Your objective
Output the first line of the listing and each line after it, up to and including the line that contains "import * as", exactly as written, minus the pictures.

Recorded information
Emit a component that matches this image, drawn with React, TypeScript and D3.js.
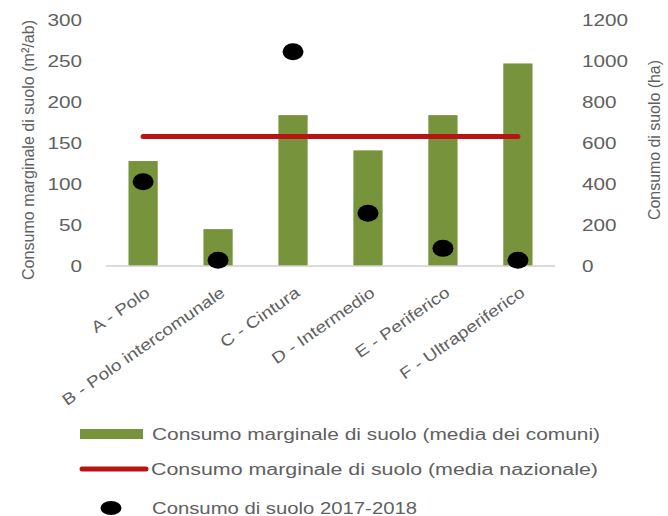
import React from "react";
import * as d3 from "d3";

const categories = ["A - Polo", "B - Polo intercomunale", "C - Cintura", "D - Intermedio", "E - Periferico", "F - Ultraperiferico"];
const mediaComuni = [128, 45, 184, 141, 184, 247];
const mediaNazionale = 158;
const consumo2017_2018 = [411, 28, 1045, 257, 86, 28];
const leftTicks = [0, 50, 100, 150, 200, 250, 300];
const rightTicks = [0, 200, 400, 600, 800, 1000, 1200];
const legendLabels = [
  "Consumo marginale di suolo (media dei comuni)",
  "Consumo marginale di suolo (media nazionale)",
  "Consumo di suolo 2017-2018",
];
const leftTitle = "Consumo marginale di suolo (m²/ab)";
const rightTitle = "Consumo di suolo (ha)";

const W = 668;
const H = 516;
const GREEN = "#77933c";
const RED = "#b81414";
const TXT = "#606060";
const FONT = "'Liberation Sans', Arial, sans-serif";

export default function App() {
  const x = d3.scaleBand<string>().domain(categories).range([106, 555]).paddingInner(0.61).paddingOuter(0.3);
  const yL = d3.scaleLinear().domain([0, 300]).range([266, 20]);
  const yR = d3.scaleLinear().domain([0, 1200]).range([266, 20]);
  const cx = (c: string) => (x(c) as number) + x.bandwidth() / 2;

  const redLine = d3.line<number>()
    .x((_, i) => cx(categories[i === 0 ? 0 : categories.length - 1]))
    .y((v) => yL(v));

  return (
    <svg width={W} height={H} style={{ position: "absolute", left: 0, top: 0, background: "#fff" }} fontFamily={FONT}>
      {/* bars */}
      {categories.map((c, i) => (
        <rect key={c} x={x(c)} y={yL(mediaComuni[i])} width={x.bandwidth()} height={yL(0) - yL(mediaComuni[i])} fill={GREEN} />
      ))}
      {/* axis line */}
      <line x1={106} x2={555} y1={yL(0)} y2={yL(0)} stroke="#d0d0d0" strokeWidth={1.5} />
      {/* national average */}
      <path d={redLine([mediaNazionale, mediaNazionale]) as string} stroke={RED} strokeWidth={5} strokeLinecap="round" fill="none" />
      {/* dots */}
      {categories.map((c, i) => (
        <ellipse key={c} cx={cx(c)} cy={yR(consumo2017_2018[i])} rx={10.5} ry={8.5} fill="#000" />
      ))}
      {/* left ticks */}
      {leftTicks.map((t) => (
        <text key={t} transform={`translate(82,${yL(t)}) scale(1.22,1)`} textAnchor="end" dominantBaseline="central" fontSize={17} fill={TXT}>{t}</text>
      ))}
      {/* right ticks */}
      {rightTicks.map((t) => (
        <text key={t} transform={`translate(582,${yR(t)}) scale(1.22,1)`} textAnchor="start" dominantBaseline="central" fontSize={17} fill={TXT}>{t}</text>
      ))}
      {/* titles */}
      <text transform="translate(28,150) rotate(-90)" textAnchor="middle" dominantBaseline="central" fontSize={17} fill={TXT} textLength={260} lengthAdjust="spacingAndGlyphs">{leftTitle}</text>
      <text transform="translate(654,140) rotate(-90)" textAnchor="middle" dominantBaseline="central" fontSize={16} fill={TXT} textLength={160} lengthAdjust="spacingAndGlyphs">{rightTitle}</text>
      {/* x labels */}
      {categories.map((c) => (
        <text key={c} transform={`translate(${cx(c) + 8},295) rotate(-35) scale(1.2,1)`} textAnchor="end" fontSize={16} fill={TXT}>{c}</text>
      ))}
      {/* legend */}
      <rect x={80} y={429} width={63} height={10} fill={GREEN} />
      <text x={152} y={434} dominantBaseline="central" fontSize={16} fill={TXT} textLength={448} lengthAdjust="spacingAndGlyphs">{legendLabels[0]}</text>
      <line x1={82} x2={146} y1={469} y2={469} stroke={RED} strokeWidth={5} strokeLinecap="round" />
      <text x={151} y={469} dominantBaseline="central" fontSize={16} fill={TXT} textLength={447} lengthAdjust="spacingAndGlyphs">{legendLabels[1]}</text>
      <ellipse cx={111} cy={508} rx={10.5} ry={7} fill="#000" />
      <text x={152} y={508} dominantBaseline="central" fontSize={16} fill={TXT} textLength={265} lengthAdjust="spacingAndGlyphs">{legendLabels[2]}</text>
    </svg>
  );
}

Answer to the exercise
Emit a component that matches this image, drawn with React, TypeScript and D3.js.
import React from "react";
import * as d3 from "d3";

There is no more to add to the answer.